* _What is asked_
In the material below, please retype the lines from the very first through the one with "const ticks = [0, 0.2, 0.4, 0.6, 0.8, 1.0];", exactly and without pictures.

* _Data shown_

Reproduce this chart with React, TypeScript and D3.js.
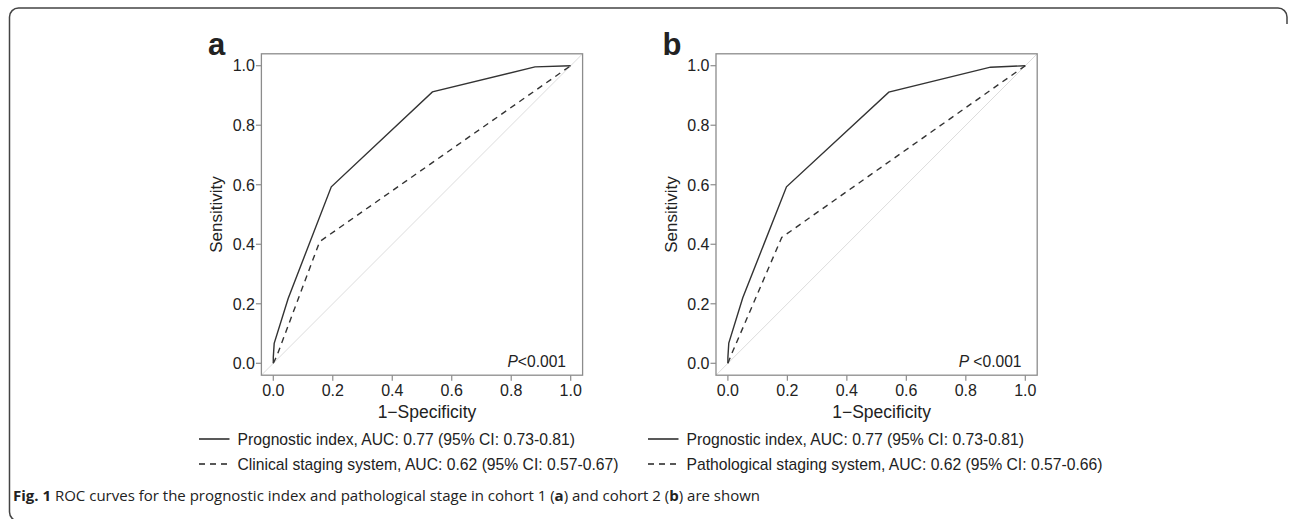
import React from "react";
import * as d3 from "d3";

// ROC points (x = 1 - specificity, y = sensitivity)
const ticks = [0, 0.2, 0.4, 0.6, 0.8, 1.0];

const c1IndexFpr = [0, 0, 0.003, 0.05, 0.195, 0.535, 0.88, 1];
const c1IndexTpr = [0, 0.02, 0.067, 0.218, 0.593, 0.912, 0.996, 1];
const c1StageFpr = [0, 0.012, 0.156, 1];
const c1StageTpr = [0, 0.025, 0.409, 1];

const c2IndexFpr = [0, 0, 0.003, 0.05, 0.197, 0.541, 0.883, 1];
const c2IndexTpr = [0, 0.02, 0.068, 0.22, 0.593, 0.911, 0.995, 1];
const c2StageFpr = [0, 0.012, 0.181, 1];
const c2StageTpr = [0, 0.03, 0.423, 1];

const c1Labels = [
  "Prognostic index, AUC: 0.77 (95% CI: 0.73-0.81)",
  "Clinical staging system, AUC: 0.62 (95% CI: 0.57-0.67)",
];
const c2Labels = [
  "Prognostic index, AUC: 0.77 (95% CI: 0.73-0.81)",
  "Pathological staging system, AUC: 0.62 (95% CI: 0.57-0.66)",
];

const font = "'Liberation Sans', Arial, Helvetica, sans-serif";
const narrow = "'Liberation Sans Narrow', 'Arial Narrow', 'Liberation Sans', sans-serif";
const ink = "#222";
const boxCol = "#8c8c8c";

type PanelProps = {
  letter: string;
  left: number;
  legendX: number;
  idxFpr: number[];
  idxTpr: number[];
  stgFpr: number[];
  stgTpr: number[];
  labels: string[];
  pText: string;
  pRight: number;
};

const Panel = ({ letter, left, legendX, idxFpr, idxTpr, stgFpr, stgTpr, labels, pText, pRight }: PanelProps) => {
  const x = d3.scaleLinear().domain([-0.04, 1.04]).range([left, left + 321.2]);
  const y = d3.scaleLinear().domain([-0.04, 1.04]).range([375.2, 53.8]);
  const line = d3
    .line<[number, number]>()
    .x((d) => x(d[0]))
    .y((d) => y(d[1]));
  const idx = idxFpr.map((v, i) => [v, idxTpr[i]] as [number, number]);
  const stg = stgFpr.map((v, i) => [v, stgTpr[i]] as [number, number]);
  const [x0, x1] = x.range();
  const [y0, y1] = y.range();
  const cx = (x0 + x1) / 2;

  return (
    <g fontFamily={font} fill={ink}>
      <text x={left - 53.5} y={54.5} fontSize={31} fontWeight="bold">
        {letter}
      </text>

      {/* reference diagonal */}
      <line x1={x(-0.04)} y1={y(-0.04)} x2={x(1.04)} y2={y(1.04)} stroke="#dcdcdc" strokeWidth={1} />

      <path d={line(stg) || ""} fill="none" stroke="#333" strokeWidth={1.4} strokeDasharray="6,5" />
      <path d={line(idx) || ""} fill="none" stroke="#333" strokeWidth={1.4} />

      <rect x={x0} y={y1} width={x1 - x0} height={y0 - y1} fill="none" stroke={boxCol} strokeWidth={1.3} />

      {ticks.map((t) => (
        <g key={"x" + t}>
          <line x1={x(t)} x2={x(t)} y1={y0} y2={y0 + 5.5} stroke={boxCol} strokeWidth={1.2} />
          <text x={x(t)} y={395.7} fontSize={16} textAnchor="middle">
            {t.toFixed(1)}
          </text>
        </g>
      ))}
      {ticks.map((t) => (
        <g key={"y" + t}>
          <line x1={x0 - 5.5} x2={x0} y1={y(t)} y2={y(t)} stroke={boxCol} strokeWidth={1.2} />
          <text x={x0 - 6.5} y={y(t)} dy="0.36em" fontSize={16} textAnchor="end">
            {t.toFixed(1)}
          </text>
        </g>
      ))}

      <text x={cx + 5} y={418} fontFamily={narrow} fontSize={17.5} textAnchor="middle">
        1−Specificity
      </text>
      <text
        transform={`translate(${x0 - 39},${(y(0) + y(1)) / 2}) rotate(-90)`}
        fontFamily={narrow}
        fontSize={17}
        textAnchor="middle"
      >
        Sensitivity
      </text>

      <text x={pRight} y={366.7} fontSize={15.6} textAnchor="end">
        <tspan fontStyle="italic">P</tspan>
        {pText}
      </text>

      {labels.map((lab, i) => (
        <g key={lab}>
          <line
            x1={legendX}
            x2={legendX + 30.5}
            y1={439 + i * 25}
            y2={439 + i * 25}
            stroke="#222"
            strokeWidth={1.5}
            strokeDasharray={i === 1 ? "6,5" : undefined}
          />
          <text x={legendX + 38.5} y={439 + i * 25} dy="0.36em" fontSize={15.7}>
            {lab}
          </text>
        </g>
      ))}
    </g>
  );
};

export default function App() {
  return (
    <svg width={1290} height={519} style={{ position: "absolute", left: 0, top: 0, background: "#fff" }}>
      {/* figure frame: left edge, top edge and the top-right corner */}
      <path
        d="M 18.5 521 A 9 9 0 0 1 9.5 512 V 17 A 9 9 0 0 1 18.5 8 H 1278 A 9 9 0 0 1 1287 17 V 24"
        fill="none"
        stroke="#444"
        strokeWidth={1.5}
      />
      <Panel
        letter="a"
        left={261.4}
        legendX={199}
        idxFpr={c1IndexFpr}
        idxTpr={c1IndexTpr}
        stgFpr={c1StageFpr}
        stgTpr={c1StageTpr}
        labels={c1Labels}
        pText="<0.001"
        pRight={566}
      />
      <Panel
        letter="b"
        left={716}
        legendX={648}
        idxFpr={c2IndexFpr}
        idxTpr={c2IndexTpr}
        stgFpr={c2StageFpr}
        stgTpr={c2StageTpr}
        labels={c2Labels}
        pText=" <0.001"
        pRight={1021.5}
      />
      <text x={13} y={501} fontFamily="'Open Sans', 'Noto Sans', sans-serif" fontSize={15} fill="#222">
        <tspan fontWeight="bold">Fig. 1</tspan> ROC curves for the prognostic index and pathological stage in cohort 1 (
        <tspan fontWeight="bold">a</tspan>) and cohort 2 (<tspan fontWeight="bold">b</tspan>) are shown
      </text>
    </svg>
  );
}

* _Output for this task_
Reproduce this chart with React, TypeScript and D3.js.
import React from "react";
import * as d3 from "d3";

// ROC points (x = 1 - specificity, y = sensitivity)
const ticks = [0, 0.2, 0.4, 0.6, 0.8, 1.0];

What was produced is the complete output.